Pyrolysis and co-pyrolysis of Egyptian olive pomace, sawdust, and their blends: Thermal decomposition, kinetics, synergistic effect, and thermodynamic analysis

Abstract

The pyrolysis and co-pyrolysis kinetics of two Egyptian olive-pomace (Kroneiki and Shamlali), wood dust, and their blends were investigated by advanced isoconversional model-free methods (Vyazovkin and Senum-Yang) and model-fitting methods (Coats and Redfern integral method) using different integrated reaction mechanisms g(α) through TGA/DTG, and DTA techniques. Master Plot's method was applied to determine the best reaction mechanisms for the pyrolysis of the tested materials. The synergistic effect of co-pyrolysis on kinetics and the role of biomass were examined. The average values of activation energy estimated from VYA and SY kinetic methods, respectively, for KROP, SHOP, FSSD, Blend (1), and Blend (2) were 90.57 and 85.67 kJ/mol, 70.05 and 65.26 kJ/mol, 131.66 and 126.71 kJ/mol, 66.73 and 62.09 kJ/mol, and 113.12 and 108.21 kJ/mol. The co-pyrolysis of KROP, SHOP, and FSSD at a heating rate of 10 °C/min showed the best synergistic pyrolysis performance. The diffusional reaction mechanisms are the most likely reactions to describe the pyrolysis process of the first conversion stage (α = 0.1–0.5), while the reaction mechanism C8 and the reaction order model (F4) are the most likely reactions to describe the second stage (α = 0.5–0.9) pyrolysis process.
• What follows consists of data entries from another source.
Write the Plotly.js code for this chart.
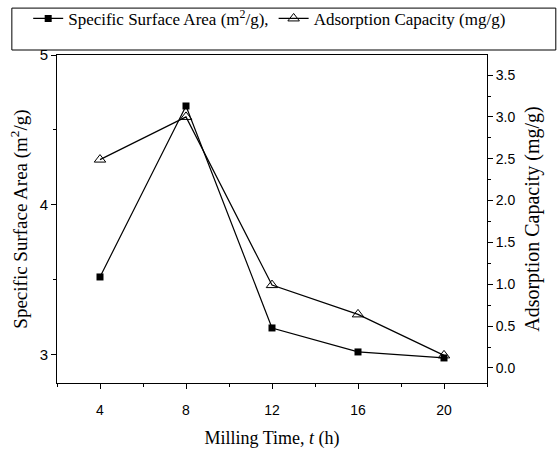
<!DOCTYPE html>
<html>
<head>
<meta charset="utf-8">
<script src="https://cdn.plot.ly/plotly-3.0.1.min.js"></script>
<style>html,body{margin:0;padding:0;background:#fff;}#chart{width:558px;height:455px;}</style>
</head>
<body>
<div id="chart"></div>
<script>
const millingTime = [4, 8, 12, 16, 20];
const surfaceArea = [3.52, 4.66, 3.18, 3.02, 2.98];
const adsorptionCapacity = [2.49, 3.0, 0.99, 0.64, 0.15];

const serif = 'Liberation Serif, Times New Roman, serif';
const sans = 'Liberation Sans, Arial, sans-serif';

const traces = [
  {
    x: millingTime, y: surfaceArea, type: 'scatter', mode: 'lines+markers',
    name: 'Specific Surface Area (m<sup>2</sup>/g),',
    line: {color: '#000', width: 1.2},
    marker: {symbol: 'square', size: 7, color: '#000'},
    yaxis: 'y'
  },
  {
    x: millingTime, y: adsorptionCapacity, type: 'scatter', mode: 'lines+markers',
    name: 'Adsorption Capacity (mg/g)',
    line: {color: '#000', width: 1.2},
    marker: {symbol: 'triangle-up-open', size: 10, color: '#000', line: {width: 1}},
    yaxis: 'y2'
  }
];

const layout = {
  width: 558, height: 455,
  margin: {l: 57, r: 71, t: 55, b: 72, autoexpand: false},
  paper_bgcolor: '#fff', plot_bgcolor: '#fff',
  showlegend: true,
  legend: {
    orientation: 'h', x: -0.067, xanchor: 'left', y: 1.165, yanchor: 'top',
    font: {family: serif, size: 17, color: '#000'},
    bgcolor: 'rgba(0,0,0,0)', borderwidth: 0
  },
  shapes: [{
    type: 'rect', xref: 'paper', yref: 'paper',
    x0: -0.105, x1: 1.16, y0: 1.0152, y1: 1.143,
    line: {color: '#000', width: 1}
  }],
  xaxis: {
    range: [2, 22], tickvals: [4, 8, 12, 16, 20],
    ticks: 'outside', ticklen: 5, tickwidth: 1, tickcolor: '#000',
    ticklabelstandoff: 9, automargin: false,
    minor: {tickvals: [2, 6, 10, 14, 18, 22], ticks: 'outside', ticklen: 3, tickcolor: '#000'},
    showline: true, linecolor: '#000', linewidth: 1, mirror: true,
    showgrid: false, zeroline: false,
    tickfont: {family: sans, size: 14, color: '#000'},
    title: {text: 'Milling Time, <i>t</i> (h)', font: {family: serif, size: 18, color: '#000'}, standoff: 14}
  },
  yaxis: {
    range: [2.813, 5], tickvals: [3, 4, 5],
    ticks: 'outside', ticklen: 5, tickwidth: 1, tickcolor: '#000',
    automargin: false,
    minor: {tickvals: [3.5, 4.5], ticks: 'outside', ticklen: 3, tickcolor: '#000'},
    showline: true, linecolor: '#000', linewidth: 1,
    showgrid: false, zeroline: false,
    tickfont: {family: sans, size: 15, color: '#000'},
    title: {text: 'Specific Surface Area (m<sup>2</sup>/g)', font: {family: serif, size: 19, color: '#000'}, standoff: 7}
  },
  yaxis2: {
    overlaying: 'y', side: 'right',
    range: [-0.18, 3.74], tickvals: [0, 0.5, 1, 1.5, 2, 2.5, 3, 3.5], tickformat: '.1f',
    ticks: 'outside', ticklen: 5, tickwidth: 1, tickcolor: '#000',
    automargin: false,
    minor: {dtick: 0.25, tick0: 0, ticks: 'outside', ticklen: 3, tickcolor: '#000'},
    showline: true, linecolor: '#000', linewidth: 1,
    showgrid: false, zeroline: false,
    tickfont: {family: sans, size: 14, color: '#000'},
    title: {text: 'Adsorption Capacity (mg/g)', font: {family: serif, size: 20, color: '#000'}, standoff: 10}
  }
};

Plotly.newPlot('chart', traces, layout, {displayModeBar: false, staticPlot: true});
</script>
</body>
</html>
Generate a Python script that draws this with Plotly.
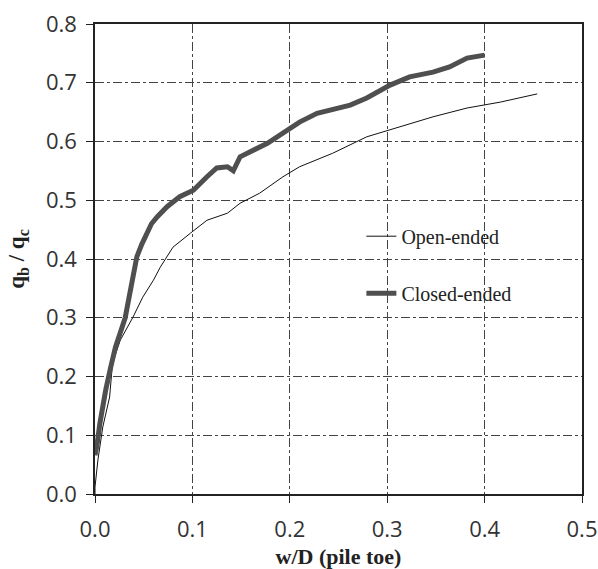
import plotly.graph_objects as go

# Closed-ended pile (thick)
closed_x = [0.0, 0.002, 0.005, 0.008, 0.011, 0.016, 0.021, 0.026, 0.031, 0.035, 0.038, 0.043,
            0.048, 0.053, 0.058, 0.064, 0.074, 0.087, 0.101, 0.115, 0.125, 0.136, 0.142,
            0.149, 0.177, 0.210, 0.228, 0.262, 0.279, 0.303, 0.323, 0.347, 0.364, 0.382, 0.400]
closed_y = [0.066, 0.083, 0.12, 0.15, 0.177, 0.215, 0.25, 0.275, 0.30, 0.335, 0.364, 0.404,
            0.425, 0.444, 0.46, 0.472, 0.489, 0.506, 0.517, 0.54, 0.555, 0.557, 0.55,
            0.574, 0.597, 0.633, 0.648, 0.662, 0.674, 0.696, 0.71, 0.718, 0.727, 0.742, 0.747]

# Open-ended pile (thin)
open_x = [0.0, 0.0, 0.003, 0.008, 0.015, 0.018, 0.026, 0.039, 0.049, 0.060, 0.067, 0.080,
          0.098, 0.115, 0.136, 0.149, 0.169, 0.177, 0.193, 0.210, 0.244, 0.279, 0.313,
          0.347, 0.382, 0.416, 0.454]
open_y = [0.0, 0.012, 0.058, 0.114, 0.165, 0.223, 0.262, 0.301, 0.335, 0.364, 0.386, 0.42,
          0.444, 0.466, 0.478, 0.495, 0.512, 0.521, 0.54, 0.557, 0.58, 0.608, 0.625,
          0.642, 0.657, 0.667, 0.681]

x_ticks = [0.0, 0.1, 0.2, 0.3, 0.4, 0.5]
y_ticks = [0.0, 0.1, 0.2, 0.3, 0.4, 0.5, 0.6, 0.7, 0.8]

fig = go.Figure()
fig.add_trace(go.Scatter(x=open_x, y=open_y, mode="lines", name="Open-ended",
                         legendgroup="a", line=dict(color="#111111", width=1)))
fig.add_trace(go.Scatter(x=closed_x, y=closed_y, mode="lines", name="Closed-ended",
                         legendgroup="b", line=dict(color="#4f4f4f", width=5)))

axis_common = dict(
    showline=True, mirror=True, linecolor="#222222", linewidth=1.5,
    showgrid=True, gridcolor="#444444", gridwidth=1, griddash="dashdot",
    ticks="outside", ticklen=7, tickcolor="#222222", tickformat=".1f",
    zeroline=False, automargin=False,
    tickfont=dict(family="Open Sans", size=22, color="#333333"),
)

fig.update_xaxes(range=[0, 0.5], tickvals=x_ticks, ticklabelstandoff=8, **axis_common,
                 title=dict(text="<b>w/D (pile toe)</b>",
                            font=dict(family="Liberation Serif", size=22, color="#222222")))
fig.update_yaxes(range=[0, 0.8], tickvals=y_ticks, ticklabelstandoff=5, **axis_common,
                 title=dict(text="<b>q<sub>b</sub> / q<sub>c</sub></b>",
                            font=dict(family="Liberation Serif", size=23, color="#222222")))

fig.update_layout(
    width=598, height=569,
    margin=dict(l=95, r=16, t=24, b=75),
    paper_bgcolor="white", plot_bgcolor="white",
    legend=dict(x=0.547, y=0.59, xanchor="left", yanchor="top",
                bgcolor="rgba(0,0,0,0)", tracegroupgap=28,
                font=dict(family="Liberation Serif", size=20, color="#222222")),
)

fig.write_html("out.html", config={"displayModeBar": False},
               post_script="document.body.style.margin='0';document.body.style.overflow='hidden';")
The higher ΔH and ΔS values for the FSSD and Blend (2) signify that these materials consumed more energy during the pyrolysis process, while the lower ΔH and ΔS values for the KROP, SHOP, and Blend (1) showed the opposite. A blending ratio of 50% KROP, 25% SHOP, and 25% FSSD showed the best performance at a heating rate of 10 °C/min. The obtained kinetics parameters and the solution of the master plots method were validated by solving the Coats and Redfern integral method based on the reaction mechanism function g(α) that showed the best fit in the master plots method.